Я по большей части это игнорировал. За февраль и март, пока погода смягчалась и жители Кембриджа постепенно стряхивали с себя сезонное уныние, я сильно сблизился с компанией из восьми друзей, в том числе Фанеле, Акшаром, Джоном и Ионой. Мы вместе корпели над домашними заданиями, иногда ночь напролет, чередуя эти занятия с коротким сном, и вместе ходили на вечеринки в общежитие с тремя спальнями. А лучшими для меня были времена, когда мы все сидели за самым большим столом, какой только могли найти, в столовой или на лужайке и разговаривали, пока день не переходил в ночь или ночь в день.

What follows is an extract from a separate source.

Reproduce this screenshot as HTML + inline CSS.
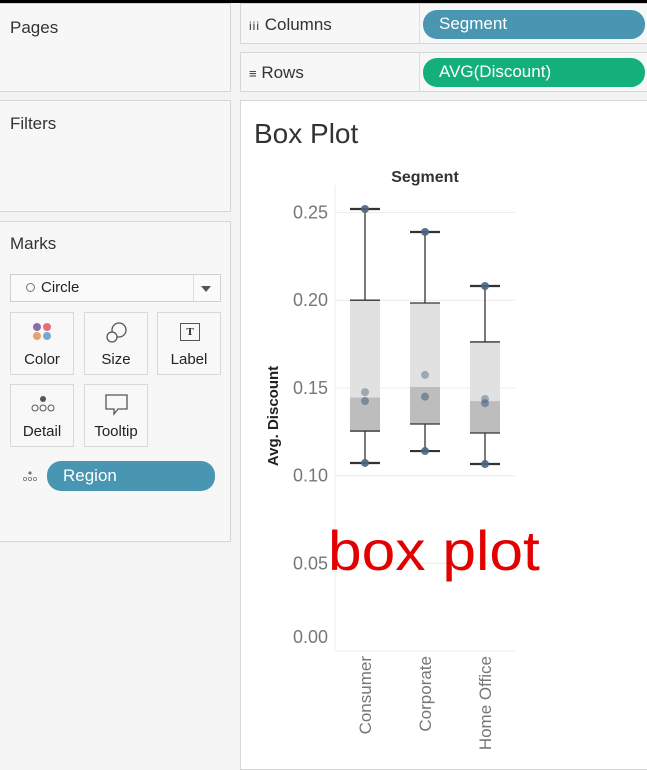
<!DOCTYPE html>
<html><head><meta charset="utf-8">
<style>
body{margin:0;width:647px;height:767px;overflow:hidden;background:#f3f3f3;font-family:"Liberation Sans",sans-serif;position:relative}
.card{position:absolute;background:#f7f7f7;border:1px solid #d6d6d6;box-sizing:border-box}
.ttl{position:absolute;font-size:17px;color:#333}
.pill{position:absolute;border-radius:14px;color:#fff;font-size:17px;box-sizing:border-box;padding-left:16px;line-height:28px}
.btn{position:absolute;width:64px;height:63px;border:1px solid #d8d8d8;box-sizing:border-box;background:#f8f8f8;font-size:15px;color:#222;text-align:center}
.btn span{position:absolute;left:0;right:0;bottom:6px}
</style></head><body>
<div style="position:absolute;left:0;top:0;width:647px;height:3px;background:#000"></div>
<div class="card" style="left:-1px;top:3px;width:232px;height:89px"><div class="ttl" style="left:10px;top:14px">Pages</div></div>
<div class="card" style="left:-1px;top:100px;width:232px;height:112px"><div class="ttl" style="left:10px;top:13px">Filters</div></div>
<div class="card" style="left:-1px;top:221px;width:232px;height:321px">
 <div class="ttl" style="left:10px;top:12px">Marks</div>
 <div style="position:absolute;left:10px;top:52px;width:211px;height:28px;border:1px solid #d0d0d0;box-sizing:border-box;background:#fafafa;font-size:15px;color:#222;line-height:26px">
  <span style="display:inline-block;width:7px;height:7px;border:1px solid #777;border-radius:50%;margin:0 6px 0 15px"></span>Circle
  <div style="position:absolute;right:0;top:0;width:26px;height:26px;border-left:1px solid #ddd"><div style="position:absolute;left:7px;top:11px;border-left:5px solid transparent;border-right:5px solid transparent;border-top:6px solid #555"></div></div>
 </div>
 <div class="btn" style="left:10px;top:90px">
  <svg width="24" height="22" style="position:absolute;left:20px;top:8px"><circle cx="6" cy="6" r="4" fill="#8a6fa6"/><circle cx="16" cy="6" r="4" fill="#e36e79"/><circle cx="6" cy="15" r="4" fill="#e8a06c"/><circle cx="16" cy="15" r="4" fill="#7ea6cc"/></svg><span>Color</span></div>
 <div class="btn" style="left:84px;top:90px">
  <svg width="26" height="24" style="position:absolute;left:19px;top:8px"><circle cx="15" cy="9" r="7" fill="none" stroke="#555" stroke-width="1.3"/><circle cx="8" cy="16" r="5" fill="#f8f8f8" stroke="#555" stroke-width="1.3"/></svg><span>Size</span></div>
 <div class="btn" style="left:157px;top:90px">
  <div style="position:absolute;left:22px;top:10px;width:18px;height:16px;border:1px solid #555;font:bold 11px 'Liberation Serif',serif;line-height:16px">T</div><span>Label</span></div>
 <div class="btn" style="left:10px;top:162px">
  <svg width="26" height="18" style="position:absolute;left:19px;top:10px"><circle cx="13" cy="4" r="3" fill="#555"/><circle cx="5" cy="13" r="3" fill="none" stroke="#555"/><circle cx="13" cy="13" r="3" fill="none" stroke="#555"/><circle cx="21" cy="13" r="3" fill="none" stroke="#555"/></svg><span>Detail</span></div>
 <div class="btn" style="left:84px;top:162px">
  <svg width="26" height="24" style="position:absolute;left:19px;top:8px"><path d="M2 2H23V16H14L10 21V16H2Z" fill="none" stroke="#555" stroke-width="1.3"/></svg><span>Tooltip</span></div>
 <svg width="16" height="12" style="position:absolute;left:22px;top:249px"><circle cx="8" cy="2" r="1.6" fill="#777"/><circle cx="3" cy="8" r="1.6" fill="none" stroke="#777" stroke-width=".8"/><circle cx="8" cy="8" r="1.6" fill="none" stroke="#777" stroke-width=".8"/><circle cx="13" cy="8" r="1.6" fill="none" stroke="#777" stroke-width=".8"/></svg>
 <div class="pill" style="left:47px;top:239px;width:168px;height:30px;background:#4996b2;line-height:30px">Region</div>
</div>
<div class="card" style="left:240px;top:3px;width:410px;height:41px;background:#f7f7f7">
 <div class="ttl" style="left:8px;top:11px"><span style="font-size:12px;letter-spacing:1px">iii</span> Columns</div>
 <div style="position:absolute;left:178px;top:0;width:1px;height:40px;background:#ddd"></div>
 <div class="pill" style="left:182px;top:6px;width:222px;height:29px;background:#4996b2">Segment</div>
</div>
<div class="card" style="left:240px;top:52px;width:410px;height:40px;background:#f7f7f7">
 <div class="ttl" style="left:8px;top:10px"><span style="font-size:13px">&#8801;</span> Rows</div>
 <div style="position:absolute;left:178px;top:0;width:1px;height:39px;background:#ddd"></div>
 <div class="pill" style="left:182px;top:5px;width:222px;height:29px;background:#13b07c">AVG(Discount)</div>
</div>
<div style="position:absolute;left:240px;top:100px;width:410px;height:670px;background:#fff;border:1px solid #d6d6d6;box-sizing:border-box"></div>
<div style="position:absolute;left:254px;top:118px;font-size:28px;color:#333">Box Plot</div>
<svg id="chart" width="647" height="767" style="position:absolute;left:0;top:0"></svg>
<div style="position:absolute;left:328px;top:516px;font-size:56px;color:#e20000;line-height:70px;transform:scaleX(1.08);transform-origin:left">box plot</div>
<script>
const categories=["Consumer","Corporate","Home Office"];
const mins=[0.1072,0.1140,0.1066];
const q1s=[0.1254,0.1294,0.1243];
const medians=[0.1445,0.1505,0.1425];
const q3s=[0.2000,0.1984,0.1762];
const maxs=[0.2520,0.2389,0.2081];
const regionPoints=[[0.2520,0.1072,0.1476,0.1425],[0.2389,0.1140,0.1574,0.1450],[0.2081,0.1066,0.1437,0.1413]];
const yTicks=[0,0.05,0.10,0.15,0.20,0.25];
const yTickLabels=["0.00","0.05","0.10","0.15","0.20","0.25"];
const svg=document.getElementById('chart');const NS='http://www.w3.org/2000/svg';
const y=v=>651-v*1754;
const x=i=>365+i*60;
function mk(t,a,p){const e=document.createElementNS(NS,t);for(const k in a)e.setAttribute(k,a[k]);(p||svg).appendChild(e);return e;}
yTicks.forEach((t,i)=>{
 const g=mk('line',{x1:335,x2:515,y1:y(t),y2:y(t),stroke:'#ececec'});
 
 
 let ly=y(t)+6; if(t===0) ly=y(t)-8;
 const l=mk('text',{x:328,y:ly,'text-anchor':'end','font-size':18,fill:'#777','font-family':'Liberation Sans, sans-serif'});
 l.textContent=yTickLabels[i];
 
 
});
const ax=mk('line',{x1:335,x2:335,y1:185,y2:651,stroke:'#eee'});


const hdr=mk('text',{x:425,y:182,'text-anchor':'middle','font-size':16,'font-weight':'bold',fill:'#333','font-family':'Liberation Sans, sans-serif'});hdr.textContent='Segment';


const yt=mk('text',{transform:'translate(278,416) rotate(-90)','text-anchor':'middle','font-size':15,'font-weight':'bold',fill:'#222','font-family':'Liberation Sans, sans-serif'});yt.textContent='Avg. Discount';


categories.forEach((c,i)=>{
 const cx=x(i),w=30;
 const up=mk('rect',{x:cx-w/2,y:y(q3s[i]),width:w,height:y(medians[i])-y(q3s[i]),fill:'#e1e1e1'});
 
 
 const lo=mk('rect',{x:cx-w/2,y:y(medians[i]),width:w,height:y(q1s[i])-y(medians[i]),fill:'#bdbdbd'});
 
 
 mk('line',{x1:cx-w/2,x2:cx+w/2,y1:y(q3s[i]),y2:y(q3s[i]),stroke:'#333','stroke-width':1.3});
 mk('line',{x1:cx-w/2,x2:cx+w/2,y1:y(q1s[i]),y2:y(q1s[i]),stroke:'#333','stroke-width':1.3});
 mk('line',{x1:cx,x2:cx,y1:y(maxs[i]),y2:y(q3s[i]),stroke:'#333','stroke-width':1.3});
 mk('line',{x1:cx,x2:cx,y1:y(q1s[i]),y2:y(mins[i]),stroke:'#333','stroke-width':1.3});
 const wt=mk('line',{x1:cx-15,x2:cx+15,y1:y(maxs[i]),y2:y(maxs[i]),stroke:'#333','stroke-width':2.2});
 
 
 const wb=mk('line',{x1:cx-15,x2:cx+15,y1:y(mins[i]),y2:y(mins[i]),stroke:'#333','stroke-width':2.2});
 
 
 regionPoints[i].forEach((v,j)=>{
  const inBox=v>q1s[i]&&v<q3s[i];
  const op=inBox?(j===2?0.45:0.6):0.9;
  const p=mk('circle',{cx:cx,cy:y(v),r:4,fill:'#4a6581','fill-opacity':op});
  
  
 });
 const t=mk('text',{transform:'translate('+(cx+6)+',656) rotate(-90)','text-anchor':'end','font-size':17,fill:'#777','font-family':'Liberation Sans, sans-serif'});
 t.textContent=c;
 
 
});
</script>
</body></html>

В основном мы восьмеро обменивались шутками и говорили о личном. Но если к нам присоединялись другие друзья или соседи, обсуждение часто переходило на более серьезные рельсы. Люди говорили о последних новостях – о кейсе Obamacare в Верховном суде США, о подготовке к Парижскому соглашению по изменению климата – и высказывали мнение по этим поводам. И все вечно ожидали, что мы с Фанеле непременно встрянем. А порой прямо спрашивали: «Слушайте, а вы чего молчите? Разве вы не обожаете дискутировать и спорить?»
Фанеле отвечал на этот вопрос одинаково: «Любим, черт побери». Этот парень, кажется, был совершенно не способен уйти от спора – только не тогда, когда высказываются идеи, которые нужно подкорректировать, и есть аргументы, которые необходимо привести. По большей части это шло нашим посиделкам на пользу, но время от времени Фанеле корил себя за то, что опять ввязался в тот или иной нескончаемый спор.

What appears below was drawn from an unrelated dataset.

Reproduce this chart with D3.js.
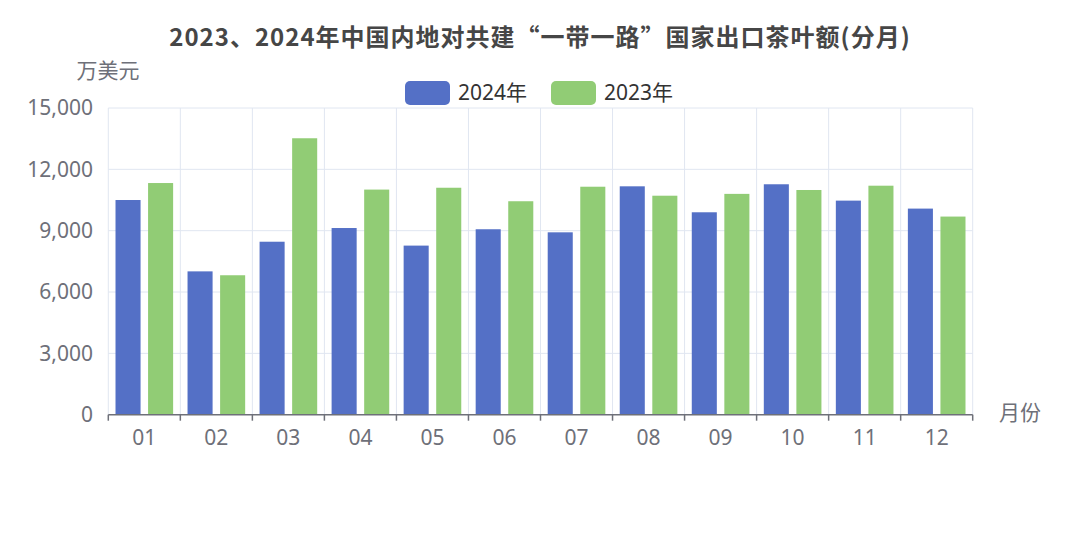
<!DOCTYPE html>
<html><head><meta charset="utf-8">
<script src="https://cdn.jsdelivr.net/npm/d3@7/dist/d3.min.js"></script>
<style>body{margin:0;background:#fff;} svg{display:block;font-family:"Noto Sans","Noto Sans CJK SC",sans-serif;}</style>
</head><body><svg id="c" width="1080" height="540"></svg>
<script>
const months = ["01","02","03","04","05","06","07","08","09","10","11","12"];
const series2024 = [10500, 7010, 8460, 9130, 8270, 9070, 8920, 11170, 9900, 11270, 10470, 10080];
const series2023 = [11330, 6820, 13520, 11010, 11100, 10440, 11150, 10710, 10800, 10990, 11200, 9690];
const yTicks = [0, 3000, 6000, 9000, 12000, 15000];
const seriesNames = ["2024年", "2023年"];
const colors = ["#5470c6", "#91cc75"];
const title = "2023、2024年中国内地对共建“一带一路”国家出口茶叶额(分月)";

const svg = d3.select("#c");
const L = 108.3, R = 972.7, T = 108, B = 414.7;
const x = d3.scaleBand().domain(months).range([L, R]).paddingInner(0).paddingOuter(0);
const y = d3.scaleLinear().domain([0, 15000]).range([B, T]);
const bw = x.bandwidth();
const barW = bw * 0.8 / 2.3;
const gap = barW * 0.3;
const off = bw * 0.1;

// grid horizontal
svg.append("g").selectAll("line").data(yTicks.slice(1)).join("line")
  .attr("x1", L).attr("x2", R).attr("y1", d => y(d)).attr("y2", d => y(d))
  .attr("stroke", "#e0e6f1").attr("stroke-width", 1);
// grid vertical
const bounds = months.map(m => x(m)).concat([R]);
svg.append("g").selectAll("line").data(bounds).join("line")
  .attr("x1", d => d).attr("x2", d => d).attr("y1", T).attr("y2", B)
  .attr("stroke", "#e0e6f1").attr("stroke-width", 1);

// bars
const data = [series2024, series2023];
data.forEach((s, i) => {
  svg.append("g").selectAll("rect").data(s).join("rect")
    .attr("x", (d, j) => x(months[j]) + off + i * (barW + gap))
    .attr("y", d => y(d))
    .attr("width", barW)
    .attr("height", d => B - y(d))
    .attr("fill", colors[i]);
});

// y axis labels
svg.append("g").selectAll("text").data(yTicks).join("text")
  .attr("x", 93).attr("y", d => y(d)).attr("dy", "0.35em")
  .attr("text-anchor", "end").attr("fill", "#6e7079").attr("font-size", 21)
  .text(d => d3.format(",")(d));

// x axis line
svg.append("line").attr("x1", L).attr("x2", R).attr("y1", B).attr("y2", B)
  .attr("stroke", "#6e7079").attr("stroke-width", 1.5);
svg.append("g").selectAll("line").data(bounds).join("line")
  .attr("x1", d => d).attr("x2", d => d).attr("y1", B).attr("y2", B + 6)
  .attr("stroke", "#6e7079").attr("stroke-width", 1.5);
svg.append("g").selectAll("text").data(months).join("text")
  .attr("x", d => x(d) + bw / 2).attr("y", 438).attr("dy", "0.35em")
  .attr("text-anchor", "middle").attr("fill", "#6e7079").attr("font-size", 21)
  .text(d => d);

// axis names
svg.append("text").attr("x", 108).attr("y", 71).attr("dy", "0.35em")
  .attr("text-anchor", "middle").attr("fill", "#6e7079").attr("font-size", 21).text("万美元");
svg.append("text").attr("x", 999).attr("y", 413).attr("dy", "0.35em")
  .attr("text-anchor", "start").attr("fill", "#6e7079").attr("font-size", 21).text("月份");

// title
svg.append("text").attr("x", 540).attr("y", 38).attr("dy", "0.35em")
  .attr("text-anchor", "middle").attr("fill", "#464646").attr("font-size", 24)
  .attr("letter-spacing", 1)
  .attr("font-weight", "bold").attr("font-family", "'Noto Sans CJK SC',sans-serif").text(title);

// legend
const legX = [405, 551];
seriesNames.forEach((n, i) => {
  svg.append("rect").attr("x", legX[i]).attr("y", 81).attr("width", 45).attr("height", 24)
    .attr("rx", 5).attr("fill", colors[i]);
  svg.append("text").attr("x", legX[i] + 53).attr("y", 93).attr("dy", "0.35em")
    .attr("fill", "#333").attr("font-size", 21).text(n);
});
</script></body></html>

Я же и тут пошел в противоположном направлении. Один из уроков, который я извлек из участия в дебатах, заключался в том, что спор легко начать, но очень трудно закончить. Даже в искусственной игре с началом, серединой и концом эмоциональная логика конкуренции может легко взять верх. Это часто приводит к тому, что спикеры делают ошибки и обременяют себя и слушателей ощущением напряженности и обидами, которые сохраняются долго после окончания дебатов. Учитывая эту опасность, к решению о вступлении в любой спор нужно подходить очень осторожно.
Примерно в тот период я составил для себя мысленный контрольный список, который помогал решать, стоит ли участвовать в том или ином споре. В него вошли четыре условия, которые, по моему мнению, позволяли с максимальной вероятностью предположить, что спор пройдет хорошо. Для этого нужно, чтобы спор был реальным (real), важным (important)
и конкретным (specific) и чтобы цели спорящих сторон четко согласовывались (aligned) друг с другом (я назвал это аббревиатурой критериев – RISA).